>> begin
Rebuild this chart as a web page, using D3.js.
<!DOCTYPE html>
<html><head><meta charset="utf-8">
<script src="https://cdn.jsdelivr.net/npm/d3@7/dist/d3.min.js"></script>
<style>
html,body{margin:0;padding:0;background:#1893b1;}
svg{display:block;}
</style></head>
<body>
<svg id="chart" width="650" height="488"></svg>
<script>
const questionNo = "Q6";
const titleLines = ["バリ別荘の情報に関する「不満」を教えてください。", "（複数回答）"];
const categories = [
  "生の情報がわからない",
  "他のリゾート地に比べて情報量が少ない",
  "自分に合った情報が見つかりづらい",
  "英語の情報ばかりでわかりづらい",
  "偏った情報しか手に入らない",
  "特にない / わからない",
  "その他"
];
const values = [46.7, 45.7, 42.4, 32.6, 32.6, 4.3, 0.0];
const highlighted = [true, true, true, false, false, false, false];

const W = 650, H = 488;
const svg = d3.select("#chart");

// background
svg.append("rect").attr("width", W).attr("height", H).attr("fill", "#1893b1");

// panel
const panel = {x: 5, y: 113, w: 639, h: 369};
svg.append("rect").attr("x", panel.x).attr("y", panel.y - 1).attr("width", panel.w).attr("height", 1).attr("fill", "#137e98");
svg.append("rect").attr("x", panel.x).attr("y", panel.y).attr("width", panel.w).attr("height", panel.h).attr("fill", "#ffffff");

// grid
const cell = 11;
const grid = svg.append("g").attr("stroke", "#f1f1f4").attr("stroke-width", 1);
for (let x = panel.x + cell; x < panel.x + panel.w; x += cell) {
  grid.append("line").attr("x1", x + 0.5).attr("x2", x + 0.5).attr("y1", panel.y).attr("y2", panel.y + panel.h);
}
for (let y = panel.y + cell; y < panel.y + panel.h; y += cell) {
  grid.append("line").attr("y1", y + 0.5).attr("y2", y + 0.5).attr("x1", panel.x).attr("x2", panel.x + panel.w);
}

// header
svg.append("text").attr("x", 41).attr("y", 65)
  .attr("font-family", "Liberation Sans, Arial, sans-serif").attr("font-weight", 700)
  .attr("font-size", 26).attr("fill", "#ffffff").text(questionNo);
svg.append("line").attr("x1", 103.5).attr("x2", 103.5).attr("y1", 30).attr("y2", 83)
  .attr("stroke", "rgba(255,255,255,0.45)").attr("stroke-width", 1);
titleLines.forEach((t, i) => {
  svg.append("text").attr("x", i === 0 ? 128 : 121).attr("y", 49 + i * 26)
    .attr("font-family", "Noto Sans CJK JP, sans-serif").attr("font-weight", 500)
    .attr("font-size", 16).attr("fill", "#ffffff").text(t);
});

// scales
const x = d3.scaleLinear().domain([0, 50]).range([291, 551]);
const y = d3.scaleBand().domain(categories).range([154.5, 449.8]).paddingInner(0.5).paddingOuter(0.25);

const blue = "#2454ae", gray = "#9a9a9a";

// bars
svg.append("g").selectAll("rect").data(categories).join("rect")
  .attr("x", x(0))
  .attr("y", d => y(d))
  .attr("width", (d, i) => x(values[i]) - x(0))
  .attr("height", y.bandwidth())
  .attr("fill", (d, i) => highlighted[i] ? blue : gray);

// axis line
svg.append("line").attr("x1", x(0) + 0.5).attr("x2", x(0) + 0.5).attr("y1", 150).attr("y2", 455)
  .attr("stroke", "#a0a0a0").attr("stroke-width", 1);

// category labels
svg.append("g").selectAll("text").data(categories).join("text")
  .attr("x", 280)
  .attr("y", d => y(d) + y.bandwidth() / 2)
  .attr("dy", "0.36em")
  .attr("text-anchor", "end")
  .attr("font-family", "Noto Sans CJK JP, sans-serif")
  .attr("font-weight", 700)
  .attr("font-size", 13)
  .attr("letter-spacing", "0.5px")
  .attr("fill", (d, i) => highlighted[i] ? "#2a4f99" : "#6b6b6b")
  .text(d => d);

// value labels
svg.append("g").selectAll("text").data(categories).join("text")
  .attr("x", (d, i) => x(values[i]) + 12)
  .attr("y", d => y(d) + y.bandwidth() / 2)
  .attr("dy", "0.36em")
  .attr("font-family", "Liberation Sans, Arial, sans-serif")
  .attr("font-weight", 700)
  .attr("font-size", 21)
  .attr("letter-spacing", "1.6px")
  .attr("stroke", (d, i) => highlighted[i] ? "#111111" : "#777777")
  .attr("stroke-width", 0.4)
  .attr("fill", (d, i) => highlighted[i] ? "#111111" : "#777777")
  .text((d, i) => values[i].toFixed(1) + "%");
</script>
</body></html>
>> end
→ **PROBLEM DETAILS**
Choose all lines containing the string "chart" and copy them out.

→ **ANSWER TO THE EXERCISE**
Rebuild this chart as a web page, using D3.js.
<svg id="chart" width="650" height="488"></svg>
const svg = d3.select("#chart");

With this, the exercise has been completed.